Eliminating affirmative action would hurt Black enrollment
George Curry | 6/27/2013, 12:01 p.m.
WASHINGTON (NNPA) – Whenever states have eliminated affirmative action in the past, a decline in Black college enrollment has followed that decision, a study by The Civil Rights Project at the University of California-Los Angeles
Rather than make a definitive ruling on a case involving the University of Texas, on Monday the United States Supreme Court sent the case back to the 5th Circuit Court of Appeals with instructions for the judges to determine whether the university met the strict scrutiny standard mandated by previous Supreme Court rulings involving the University of California-Davis Medical School [Bakke] and the University of Michigan Law School [Grutter].
On a 7-1 ruling, with Justice Elena Kagan rescuing herself, the court said, “The reviewing court must ultimately be satisfied that no workable race-neutral alternatives would produce the educational benefits of diversity.”
At issue in Fisher v. University of Texas at Austin was whether UT could consider race as a factor in admissions in addition to their race-neutral Top 10 Percent Plan that guarantees the top 10 percent of each high school class admission to the state’s flagship university.
The year Fisher applied to the University of Texas, 92 percent of the freshman class was admitted in 2008 because they ranked in the top 10 percent of their high school graduating class. The remaining students were admitted after officials weighed a variety of factors, including demonstrated leadership, standardized test scores, socioeconomic status, race, and family status and responsibilities. No specific weight was given to either of those factors. Yet Abigail Fisher, the plaintiff, sued the university claiming she was denied admission because she is White. Two lower courts rejected her claim, but the Supreme Court accepted the case.
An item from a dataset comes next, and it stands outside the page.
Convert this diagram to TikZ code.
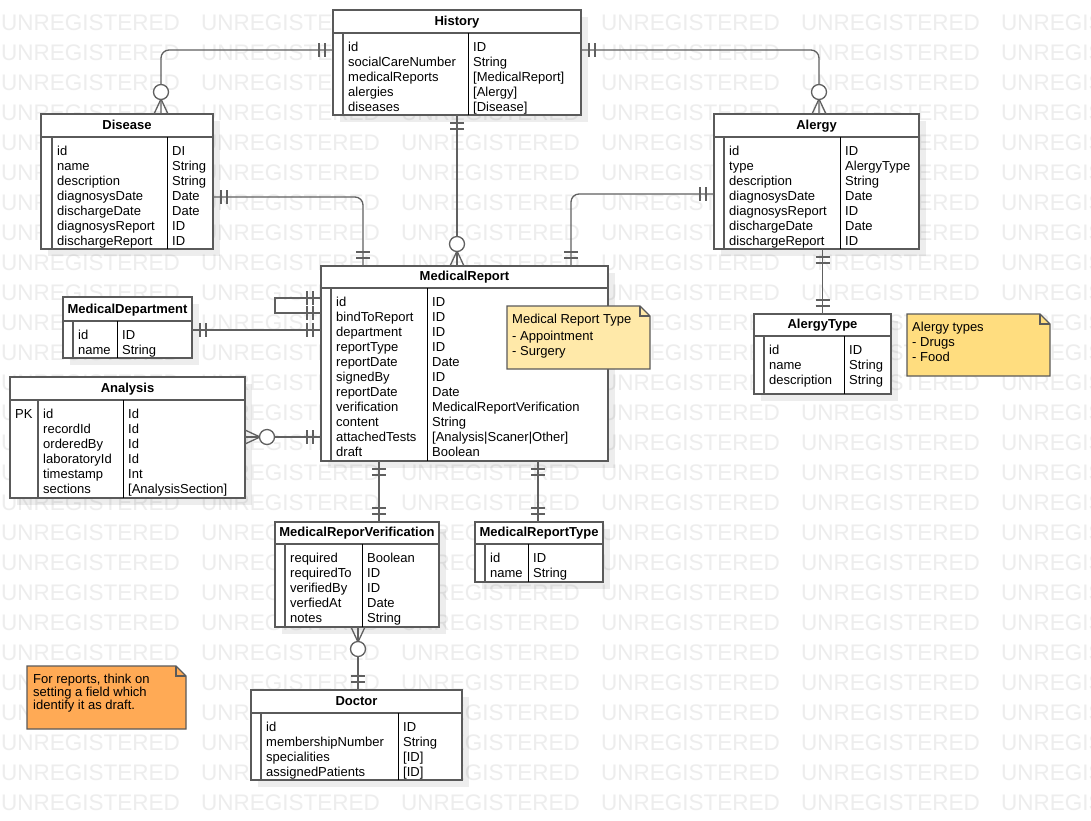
\documentclass[tikz,border=0pt]{standalone}
\usepackage{fontspec}
\setmainfont{Liberation Sans}
\usetikzlibrary{calc}
\definecolor{bordc}{HTML}{5A5A5A}
\definecolor{connc}{HTML}{606060}
\definecolor{wmc}{HTML}{EDEDED}
\definecolor{notea}{HTML}{FFE9A9}
\definecolor{noteb}{HTML}{FFDD7F}
\definecolor{notec}{HTML}{FFAA55}
\tikzset{
 ent/.style={draw=bordc, line width=1.6pt, fill=white, inner sep=0pt, outer sep=0pt, anchor=north west},
 hdrline/.style={draw=bordc, line width=1.4pt},
 barline/.style={draw=bordc, line width=1.3pt},
 colline/.style={draw=black, line width=0.9pt},
 ttl/.style={font=\fontsize{13}{15}\selectfont\bfseries, anchor=base, inner sep=0pt},
 coltxt/.style={font=\fontsize{13}{15}\selectfont, anchor=north west, align=left, inner sep=0pt},
 conn/.style={draw=connc, line width=1.3pt},
 ring/.style={draw=connc, line width=1.3pt, fill=white, circle, minimum size=15pt, inner sep=0pt},
 wm/.style={text=wmc, font=\fontsize{22.5}{23}\selectfont, anchor=base west, inner sep=0pt},
 notebox/.style={draw=bordc, line width=1.2pt},
 notetxt/.style={font=\fontsize{13}{15}\selectfont, anchor=north west, align=left, inner sep=0pt},
 shad/.style={fill=black, fill opacity=0.07},
}
% #1 name, #2 x1, #3 y1, #4 x2, #5 y2, #6 header line y, #7 title
\newcommand\entity[7]{%
 \fill[shad] (#2+7,#3+7) rectangle (#4+7,#5+7);
 \node[ent, minimum width={#4pt-#2pt}, minimum height={#5pt-#3pt}] (#1) at (#2,#3) {};
 \draw[hdrline] (#2,#6) -- (#4,#6);
 \node[ttl] (#1-title) at ({(#2+#4)/2},#6-7.5) {#7};
}
% #1 name, #2 header y, #3 bottom y, #4 bar x, #5 column x, #6 names, #7 types
\newcommand\fields[7]{%
 \draw[barline] (#4,#2) -- (#4,#3);
 \draw[colline] (#5,#2) -- (#5,#3);
 \node[coltxt] (#1-keys) at (#4+5,#2+7) {\rule{0pt}{11pt}#6};
 \node[coltxt] (#1-types) at (#5+5,#2+7) {\rule{0pt}{11pt}#7};
}
% #1 x1, #2 y1, #3 x2, #4 y2, #5 colour
\newcommand\notebg[5]{%
 \filldraw[notebox, fill=#5] (#1,#2) -- (#3-10,#2) -- (#3,#2+10) -- (#3,#4) -- (#1,#4) -- cycle;
 \draw[notebox] (#3-10,#2) -- (#3-10,#2+10) -- (#3,#2+10);
}
% tick across a horizontal line, x offset #2 from point #1
\newcommand\tickv[2]{\draw[conn] ($(#1)+(#2,-7)$) -- ($(#1)+(#2,7)$);}
% tick across a vertical line, y offset #2 from point #1
\newcommand\tickh[2]{\draw[conn] ($(#1)+(-7,#2)$) -- ($(#1)+(7,#2)$);}
\begin{document}
\begin{tikzpicture}[x=1pt,y=-1pt]
\fill[white] (0,0) rectangle (1091,820);
\useasboundingbox (0,0) rectangle (1091,820);
% watermark
\foreach \r in {1,...,27}{
 \foreach \c in {0,...,5}{
  \node[wm] (wm-\r-\c) at (200*\c+1,30*\r) {UNREGISTERED};
 }
}
% entities
\entity{hist}{333}{10}{581}{115}{33}{History}
\fields{hist}{33}{115}{343}{468}{id\\socialCareNumber\\medicalReports\\alergies\\diseases}{ID\\String\\{}[MedicalReport]\\{}[Alergy]\\{}[Disease]}

\entity{dis}{41}{114}{213}{249}{137}{Disease}
\fields{dis}{137}{249}{52}{167}{id\\name\\description\\diagnosysDate\\dischargeDate\\diagnosysReport\\dischargeReport}{DI\\String\\String\\Date\\Date\\ID\\ID}

\entity{alg}{714}{114}{919}{249}{137}{Alergy}
\fields{alg}{137}{249}{724}{840}{id\\type\\description\\diagnosysDate\\diagnosysReport\\dischargeDate\\dischargeReport}{ID\\AlergyType\\String\\Date\\ID\\Date\\ID}

\entity{mr}{321}{266}{608}{461}{288}{MedicalReport}
\fields{mr}{288}{461}{331}{427}{id\\bindToReport\\department\\reportType\\reportDate\\signedBy\\reportDate\\verification\\content\\attachedTests\\draft}{ID\\ID\\ID\\ID\\Date\\ID\\Date\\MedicalReportVerification\\String\\{}[Analysis|Scaner|Other]\\Boolean}

\entity{md}{63}{297}{192}{358}{321}{MedicalDepartment}
\fields{md}{321}{358}{73}{117}{id\\name}{ID\\String}

\entity{ana}{10}{377}{245}{498}{400}{Analysis}
\fields{ana}{400}{498}{38}{123}{id\\recordId\\orderedBy\\laboratoryId\\timestamp\\sections}{Id\\Id\\Id\\Id\\Int\\{}[AnalysisSection]}
\node[coltxt] (ana-pk) at (15,407) {\rule{0pt}{11pt}PK};

\entity{at}{754}{314}{891}{394}{336}{AlergyType}
\fields{at}{336}{394}{764}{844}{id\\name\\description}{ID\\String\\String}

\entity{mrv}{275}{522}{439}{627}{544}{MedicalReporVerification}
\fields{mrv}{544}{627}{285}{362}{required\\requiredTo\\verifiedBy\\verfiedAt\\notes}{Boolean\\ID\\ID\\Date\\String}

\entity{mrt}{475}{522}{603}{582}{544}{MedicalReportType}
\fields{mrt}{544}{582}{485}{528}{id\\name}{ID\\String}

\entity{doc}{251}{690}{462}{780}{713}{Doctor}
\fields{doc}{713}{780}{261}{398}{id\\membershipNumber\\specialities\\assignedPatients}{ID\\String\\{}[ID]\\{}[ID]}

% notes
\notebg{507}{306}{650}{369}{notea}
\node[notetxt] (note-mrtype) at (512,312) {\rule{0pt}{11pt}Medical Report Type\\[2pt]- Appointment\\- Surgery};
\notebg{907}{314}{1050}{376}{noteb}
\node[notetxt] (note-alergy) at (912,320) {\rule{0pt}{11pt}Alergy types\\- Drugs\\- Food};
\notebg{27}{666}{186}{729}{notec}
\node[notetxt, font=\fontsize{13}{13}\selectfont] (note-draft) at (33,672) {\rule{0pt}{11pt}For reports, think on\\setting a field which\\identify it as draft.};

% connection points
\coordinate (h-w) at ($(hist.north west)+(0,40)$);
\coordinate (h-e) at ($(hist.north east)+(0,40)$);
\coordinate (h-s) at (hist.south);
\coordinate (d-n) at ($(dis.north west)+(120,0)$);
\coordinate (d-e) at ($(dis.north east)+(0,83)$);
\coordinate (a-n) at ($(alg.north west)+(105,0)$);
\coordinate (a-w) at ($(alg.north west)+(0,80)$);
\coordinate (a-s) at (at.north |- alg.south);
\coordinate (t-a) at (at.north);
\coordinate (m-n1) at (hist.south |- mr.north);
\coordinate (m-n2) at ($(mr.north west)+(42,0)$);
\coordinate (m-n3) at ($(mr.north west)+(250,0)$);
\coordinate (m-w1) at ($(mr.north west)+(0,32)$);
\coordinate (m-w2) at ($(mr.north west)+(0,47)$);
\coordinate (m-w3) at ($(mr.north west)+(0,64)$);
\coordinate (m-w4) at ($(mr.north west)+(0,171)$);
\coordinate (m-s1) at ($(mr.south west)+(58,0)$);
\coordinate (m-s2) at ($(mr.south west)+(217,0)$);
\coordinate (md-e) at ($(md.north east)+(0,33)$);
\coordinate (an-e) at ($(ana.north east)+(0,60)$);
\coordinate (v-n) at (m-s1 |- mrv.north);
\coordinate (v-s) at ($(mrv.south west)+(83,0)$);
\coordinate (t-n) at (m-s2 |- mrt.north);
\coordinate (o-n) at (v-s |- doc.north);

% History -> Disease
\draw[conn, rounded corners=8pt] (h-w) -| (d-n);
\tickv{h-w}{-8}\tickv{h-w}{-14}
\draw[conn] ($(d-n)+(-7,0)$) -- ($(d-n)+(0,-15)$) -- ($(d-n)+(7,0)$);
\node[ring] (ring-dis) at ($(d-n)+(0,-22)$) {};
% History -> Alergy
\draw[conn, rounded corners=8pt] (h-e) -| (a-n);
\tickv{h-e}{8}\tickv{h-e}{14}
\draw[conn] ($(a-n)+(-7,0)$) -- ($(a-n)+(0,-15)$) -- ($(a-n)+(7,0)$);
\node[ring] (ring-alg) at ($(a-n)+(0,-22)$) {};
% History -> MedicalReport
\draw[conn] (h-s) -- (m-n1);
\tickh{h-s}{8}\tickh{h-s}{14}
\draw[conn] ($(m-n1)+(-7,0)$) -- ($(m-n1)+(0,-15)$) -- ($(m-n1)+(7,0)$);
\node[ring] (ring-mr) at ($(m-n1)+(0,-22)$) {};
% Disease -> MedicalReport
\draw[conn, rounded corners=8pt] (d-e) -| (m-n2);
\tickv{d-e}{8}\tickv{d-e}{14}
\tickh{m-n2}{-8}\tickh{m-n2}{-14}
% Alergy -> MedicalReport
\draw[conn, rounded corners=8pt] (a-w) -| (m-n3);
\tickv{a-w}{-8}\tickv{a-w}{-14}
\tickh{m-n3}{-8}\tickh{m-n3}{-14}
% Alergy -> AlergyType
\draw[conn] (a-s) -- (t-a);
\tickh{a-s}{8}\tickh{a-s}{14}
\tickh{t-a}{-8}\tickh{t-a}{-14}
% MedicalReport self loop
\draw[conn] (m-w1) -- ++(-46,0) |- (m-w2);
\tickv{m-w1}{-8}\tickv{m-w1}{-14}
\tickv{m-w2}{-8}\tickv{m-w2}{-14}
% MedicalDepartment -> MedicalReport
\draw[conn] (md-e) -- (m-w3);
\tickv{md-e}{8}\tickv{md-e}{14}
\tickv{m-w3}{-8}\tickv{m-w3}{-14}
% Analysis -> MedicalReport
\draw[conn] (an-e) -- (m-w4);
\draw[conn] ($(an-e)+(0,-7)$) -- ($(an-e)+(15,0)$) -- ($(an-e)+(0,7)$);
\node[ring] (ring-ana) at ($(an-e)+(22,0)$) {};
\tickv{m-w4}{-8}\tickv{m-w4}{-14}
% MedicalReport -> Verification
\draw[conn] (m-s1) -- (v-n);
\tickh{m-s1}{8}\tickh{m-s1}{14}
\tickh{v-n}{-8}\tickh{v-n}{-14}
% MedicalReport -> MedicalReportType
\draw[conn] (m-s2) -- (t-n);
\tickh{m-s2}{8}\tickh{m-s2}{14}
\tickh{t-n}{-8}\tickh{t-n}{-14}
% Verification -> Doctor
\draw[conn] (v-s) -- (o-n);
\draw[conn] ($(v-s)+(-7,0)$) -- ($(v-s)+(0,15)$) -- ($(v-s)+(7,0)$);
\node[ring] (ring-doc) at ($(v-s)+(0,22)$) {};
\tickh{o-n}{-8}\tickh{o-n}{-14}
\end{tikzpicture}
\end{document}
“To understand what the likely outcomes of a loss of affirmative action nationally would be, one only needs to look at the state of California,” Patricia Gandara stated in her report titled, California: A Case Study in the Loss of Affirmative Action.
She noted that the Regents of the University of California passed a resolution in 1995 eliminating affirmative action in university admissions. In 1996, California voters approved Proposition 209, a ballot measure that abolished affirmative action in employment and university admissions.
“In the University system as a whole, there was a 22 percent decline in enrollments of African American students between 1995 and 1998 and a decline of 15 percent for Chicano/Latinos for the same period,” the report found. “The greatest impact however was felt at the flagship institutions of the University of California. For example, between 1997 and 1998, when the policy went into effect, freshmen enrollments of African Americans declined by 52 percent while Chicano/Latino enrollees decline by 43 percent at UC Berkeley. Similarly, at UCLA Black enrollments dropped by 32 percent while Chicano/Latino enrollments declined by 54 percent in the same period.”
Another report by The Civil Rights Project, titled, The Impact of Affirmative Action bans in Graduate Education, published a year ago, found: “… The bans in Texas, California, Washington and Florida have reduced by about 12 percent the average proportion of graduate students who are students of color across all the fields of graduate study included in the evaluation.”